The Odeon or theatrum tectum as it was called by the Romans, was built during the early years of the colony (79 BC), as evidenced by an inscription, as requested by two local magistrates, Marcus Porcius and Caius Quinctius Valgus who also requested the construction of the amphitheater. This building was dedicated to the representation of the most popular theatrical genre at the time, miming, and could also be used for musical and singing performances. The structure was completely covered by a functional roof to improve the acoustics.

Telamon
Telamon

A large male tuff figure (telamones) “Kneeling Atlas” supports the step of the small theater, Pompeii. Tuff, a relatively soft, porous rock that is usually formed by the compaction and cementation of volcanic ash or dust. (The Italian term tufa is sometimes restricted to the soft, porous, sedimentary rock formed by the chemical deposition of calcite, or calcium carbonate, or silica from water as sinter.)

Telamon
Telamon

Tufa lion’s foot in front of Kneeling Atlas on the steps of the Small Theater, Pompeii.

Small Theater of Pompeii
Small Theater of Pompeii
Quadriporticum
Quadriporticum

The Quadriporticum served as a passage, porticos post scans, behind the scene of the theatre. It was a covered walkway used by spectators to either travel between events in the small to the large theaters, or just gain cover from the rain. The upper part of the Large Theater is visible in the rear middle of this picture.

Quadriporticus
Quadriporticus

After the earthquake of 62 AD the Quadriporticus changed its function and became a barracks for gladiators, which resulted in certain parts of the building being reorganised. The most important rooms were those on the eastern side whereas the rooms upstairs may have been the apartments of the undertaker of the gladiators. Rich weapons used in the parades that preceded the battles are now kept in the National Archaeological Museum of Naples, they were found in two wooden boxes. Many victims were found here, such as four skeletons of slaves and 18 of free men were, including a woman with a very rich collection of jewels.

Gladiator Fight (fresco)
Gladiator Fight (fresco)

The fresco was discovered on a wall in what was probably a tavern frequented by gladiators. The scene is of the end of a fight between two types of gladiator – a murmillo and a Thracian – where one wins and the other succumbs. The two types were distinguished by their armor and weapons. The fresco was found on a wall beneath the stairwell of what was probably a tavern frequented by gladiators and which provided accommodation on a higher floor for them to sleep with sex workers. Of particular interest in this fresco is the very realistic representation of wounds on the wrist and chest of the unsuccessful gladiator; we don’t know the outcome of the fight, he could have died or was given grace.”

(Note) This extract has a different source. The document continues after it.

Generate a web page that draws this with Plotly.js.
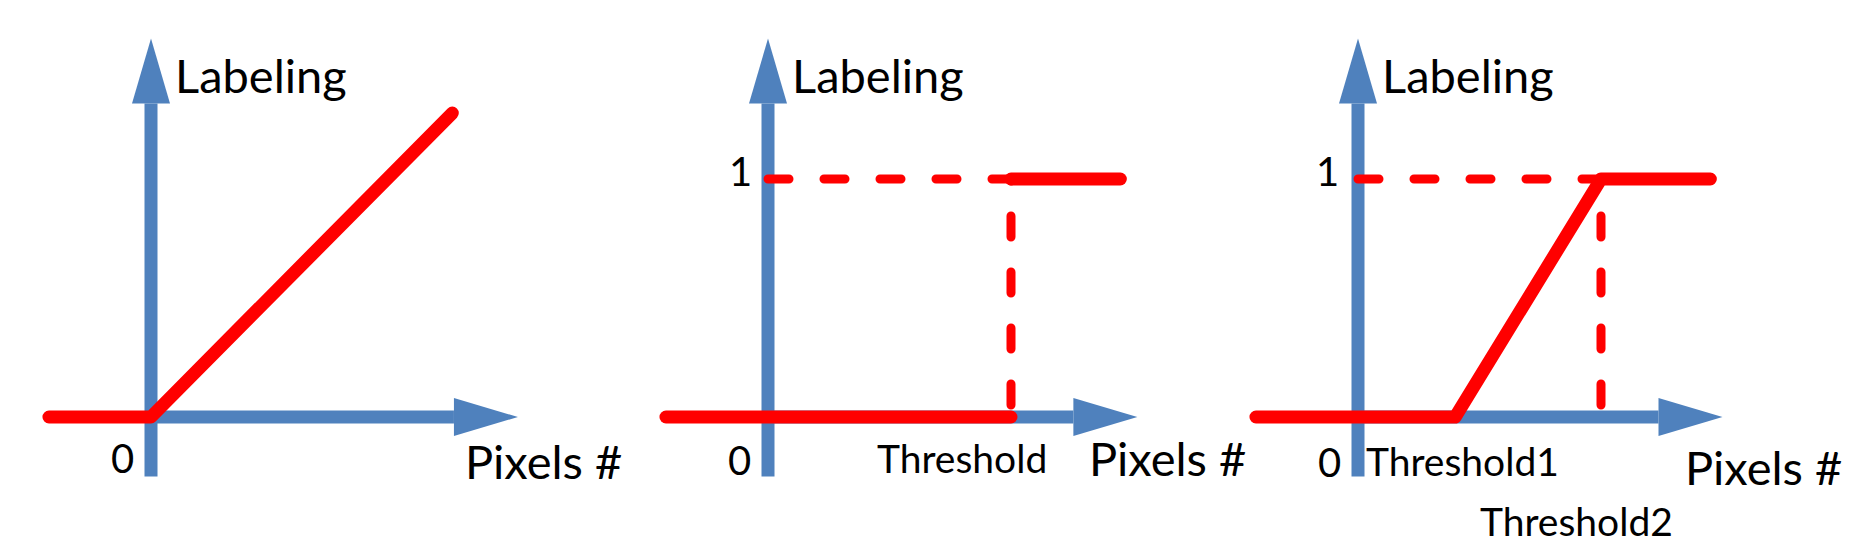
<!DOCTYPE html>
<html>
<head>
<meta charset="utf-8">
<script src="https://cdn.plot.ly/plotly-3.0.1.min.js"></script>
<style>
  html, body { margin: 0; padding: 0; background: #fff; }
  #plot { width: 1855px; height: 555px; }
  #plot .scatterlayer .js-line { stroke-linecap: round; stroke-linejoin: round; }
</style>
</head>
<body>
<div id="plot"></div>
<script>
// x = pixels # (1 = threshold), y = labeling

// panel 1: linear labeling
var linearX = [-0.42, 0, 1.24];
var linearY = [0, 0, 1.277];

// panel 2: hard threshold (null = break, the vertical part is only a dashed guide)
var threshold = 1;
var stepX = [-0.42, threshold, null, threshold, 1.45];
var stepY = [0, 0, null, 1, 1];

// panel 3: ramp between two thresholds
var threshold1 = 0.40;
var threshold2 = 1;
var rampX = [-0.42, threshold1, threshold2, 1.45];
var rampY = [0, 0, 1, 1];

// dashed guides to labeling = 1
var guide2X = [0, threshold, threshold];
var guide3X = [0, threshold2, threshold2];
var guideY = [1, 1, 0];

// axis arrows, per panel
var yAxisBottom = -0.25;
var yAxisTop = 1.59;
var xAxisEnd = [1.51, 1.52, 1.50];

// texts
var yTitles = ['Labeling', 'Labeling', 'Labeling'];
var xTitles = ['Pixels #', 'Pixels #', 'Pixels #'];
var xTitleX = [1.284, 1.313, 1.337];
var xTitleY = [-0.185, -0.174, -0.21];
var zeroY = [-0.172, -0.18, -0.19];
var oneX = [null, -0.115, -0.126];
var thrLabels = ['Threshold', 'Threshold1', 'Threshold2'];
var thrLabelAxis = ['x2', 'x3', 'x3'];
var thrLabelX = [0.80, 0.432, 0.899];
var thrLabelY = [-0.174, -0.185, -0.437];

var W = 1855, H = 555;
var X_UNIT = 243, Y_UNIT = 238;           // px per data unit
var originPx = [151, 768, 1358];          // where x = 0 sits in each panel
var baselinePx = 417;                     // where y = 0 sits
var HEAD_LEN = 65, HEAD_HALF = 19;
var BLUE = '#4F81BD', RED = '#FF0000';
var FONT = 'Lato, "Open Sans", sans-serif';
var axisIds = ['x', 'x2', 'x3'];

function xRange(o) { return [-o / X_UNIT, (W - o) / X_UNIT]; }

var data = [
  { x: guide2X, y: guideY, xaxis: 'x2', mode: 'lines', hoverinfo: 'skip',
    line: { color: RED, width: 9, dash: '21px,35px' } },
  { x: guide3X, y: guideY, xaxis: 'x3', mode: 'lines', hoverinfo: 'skip',
    line: { color: RED, width: 9, dash: '21px,35px' } },
  { x: linearX, y: linearY, xaxis: 'x', mode: 'lines', line: { color: RED, width: 13 } },
  { x: stepX, y: stepY, xaxis: 'x2', mode: 'lines', connectgaps: false,
    line: { color: RED, width: 13 } },
  { x: rampX, y: rampY, xaxis: 'x3', mode: 'lines', line: { color: RED, width: 13 } }
];

var shapes = [];
var annotations = [];
axisIds.forEach(function(ax, i) {
  // vertical axis
  shapes.push({ type: 'line', xref: ax, yref: 'y', layer: 'below',
    x0: 0, x1: 0, y0: yAxisBottom, y1: yAxisTop - HEAD_LEN / Y_UNIT,
    line: { color: BLUE, width: 13 } });
  shapes.push({ type: 'path', xref: ax, yref: 'y', layer: 'below',
    xsizemode: 'pixel', ysizemode: 'pixel', xanchor: 0, yanchor: yAxisTop,
    path: 'M0,0 L' + (-HEAD_HALF) + ',' + (-HEAD_LEN) + ' L' + HEAD_HALF + ',' + (-HEAD_LEN) + ' Z',
    fillcolor: BLUE, line: { width: 0 } });
  // horizontal axis
  shapes.push({ type: 'line', xref: ax, yref: 'y', layer: 'below',
    x0: 0, x1: xAxisEnd[i] - (HEAD_LEN - 1) / X_UNIT, y0: 0, y1: 0,
    line: { color: BLUE, width: 13 } });
  shapes.push({ type: 'path', xref: ax, yref: 'y', layer: 'below',
    xsizemode: 'pixel', ysizemode: 'pixel', xanchor: xAxisEnd[i], yanchor: 0,
    path: 'M0,0 L' + (1 - HEAD_LEN) + ',' + HEAD_HALF + ' L' + (1 - HEAD_LEN) + ',' + (-HEAD_HALF) + ' Z',
    fillcolor: BLUE, line: { width: 0 } });

  annotations.push({ text: yTitles[i], xref: ax, yref: 'y', x: 0.09, y: 1.435,
    xanchor: 'left', yanchor: 'middle', showarrow: false,
    font: { family: FONT, size: 47, color: '#000' } });
  annotations.push({ text: xTitles[i], xref: ax, yref: 'y', x: xTitleX[i], y: xTitleY[i],
    xanchor: 'left', yanchor: 'middle', showarrow: false,
    font: { family: FONT, size: 47, color: '#000' } });
  annotations.push({ text: '0', xref: ax, yref: 'y', x: -0.117, y: zeroY[i],
    xanchor: 'center', yanchor: 'middle', showarrow: false,
    font: { family: FONT, size: 40, color: '#000' } });
  if (oneX[i] !== null) {
    annotations.push({ text: '1', xref: ax, yref: 'y', x: oneX[i], y: 1.035,
      xanchor: 'center', yanchor: 'middle', showarrow: false,
      font: { family: FONT, size: 40, color: '#000' } });
  }
});

thrLabels.forEach(function(t, i) {
  annotations.push({ text: t, xref: thrLabelAxis[i], yref: 'y', x: thrLabelX[i], y: thrLabelY[i],
    xanchor: 'center', yanchor: 'middle', showarrow: false,
    font: { family: FONT, size: 39, color: '#000' } });
});

var hidden = { visible: false, fixedrange: true };
var layout = {
  width: W, height: H,
  margin: { l: 0, r: 0, t: 0, b: 0 },
  paper_bgcolor: '#fff', plot_bgcolor: '#fff',
  showlegend: false,
  xaxis: Object.assign({ domain: [0, 1], range: xRange(originPx[0]) }, hidden),
  xaxis2: Object.assign({ domain: [0, 1], range: xRange(originPx[1]), overlaying: 'x', anchor: 'y' }, hidden),
  xaxis3: Object.assign({ domain: [0, 1], range: xRange(originPx[2]), overlaying: 'x', anchor: 'y' }, hidden),
  yaxis: Object.assign({ range: [-(H - baselinePx) / Y_UNIT, baselinePx / Y_UNIT] }, hidden),
  shapes: shapes,
  annotations: annotations
};

Plotly.newPlot('plot', data, layout, { displayModeBar: false, staticPlot: true });
</script>
</body>
</html>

Gladiator Riot 59 A.D. - Pompeii vs Nuceria
Gladiator Riot 59 A.D. - Pompeii vs Nuceria

Supporters of the Pompeii gladiators and the gladiators from Nuceria rioted in and around the Pompeii amphitheate as members of both groups began throwing stones at the gladiators and each other. Nuceria protested to Rome, ultimately resulting in the Pompeii organizer of the event being exiled and the city of Pompeii being prohibited from holding gladiator events for 10 years.

Lion and Leopard
Lion and Leopard

Lion and Leopard mosaic taken from Pompeii and now in the National Archaeological Museum, Naples. Reminds me of the 400 years of animosity that existed between Pompeii and Nuceria.

Corinthian capitals and Vesuvius
Corinthian capitals and Vesuvius

Corinthian capitals sit in the ruins of in an early Pompeii home constructed with rubble walls as Vesuvius hovers in the background.